Christopher Snowdon: I don’t know if it is dishonest. It is an attempt at persuasion. Even if it were dishonest, two wrongs would not make a right. If the Department of Health wishes to bring in a smoking ban, plain packaging for cigarettes or a ban on display, which it clearly does, then it should just get on and do it, rather than go through this charade of creating numerous front groups, using public money to finance campaigns that, on the face of it, do not look like Government‑funded campaigns. They look like civil society campaigns to try to persuade the public on a policy that has already been decided within the bureaucracy and has not been decided democratically or through reasoned debate. It has been decided on high, and then these policies are pushed to the people using what we would describe, if industry was involved, as front groups.
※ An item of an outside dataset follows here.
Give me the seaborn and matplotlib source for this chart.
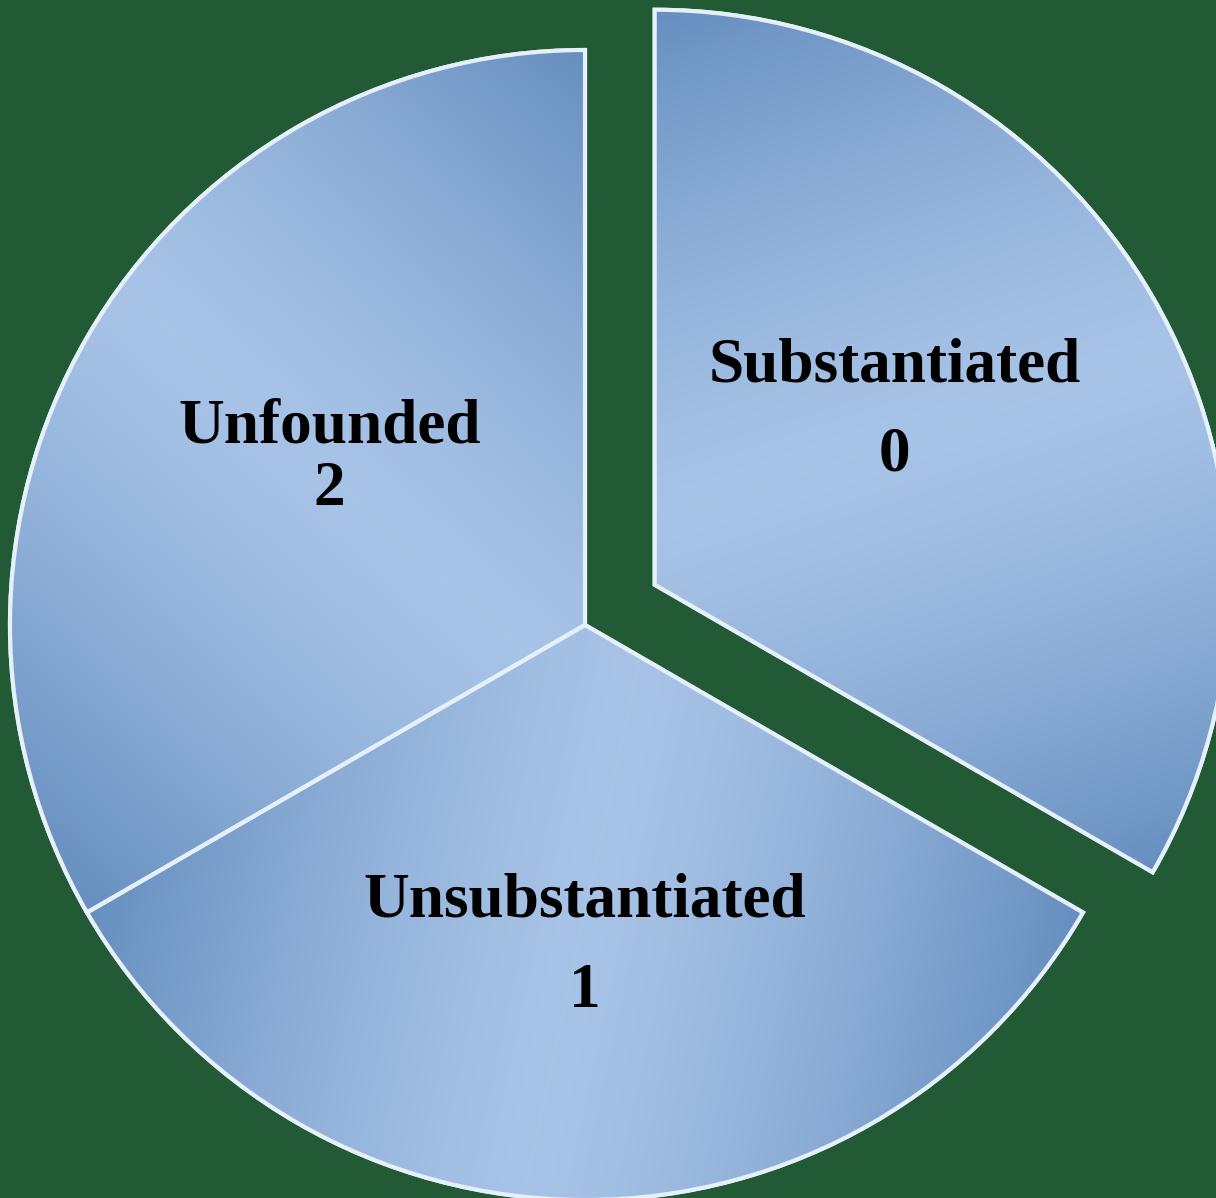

Chair: It is passing off organisations that purport to be independent but actually are agents of government.
Christopher Snowdon: Of the state, yes.
Paul Flynn: You make no apologies for the fact that the piece of research you quote is eight years old and you did not check the subsequent research.
Christopher Snowdon: No, because it is completely irrelevant that it is eight years old. The point being made there is that, at the time the Government was funding groups to campaign on their behalf, the policy was unpopular. My argument throughout this report is that many of the things that the Government did create groups to campaign for are unpopular. There would be no need to go through this charade if they were popular policies. If you have popular policies, you simply put them in your manifesto and then you bring them about.
Paul Flynn: In your ideal world, Mr Snowdon, because there was not a majority among smokers for a smoking ban, we should not have had a smoking ban. The great benefits that have resulted from that would not come about.
Christopher Snowdon: I personally hate the smoking ban and I wish it had never come in, so it does not have any great benefits for me. The fact that 80% of the people may approve of it still means that 20% of the people disapprove of it. Incidentally, 20% of the population are smokers, so we probably disagree on how beneficial the smoking ban has been.
Paul Flynn: Do we judge all Government policies on the effects they have on Mr Snowdon? Is this a rational argument?
Christopher Snowdon: No, we do not, but nor do we judge them on Mr Flynn. Whether the smoking ban is a good or bad thing is by the by. I am using it as an example to show a tendency that has been in government for the last 15 years.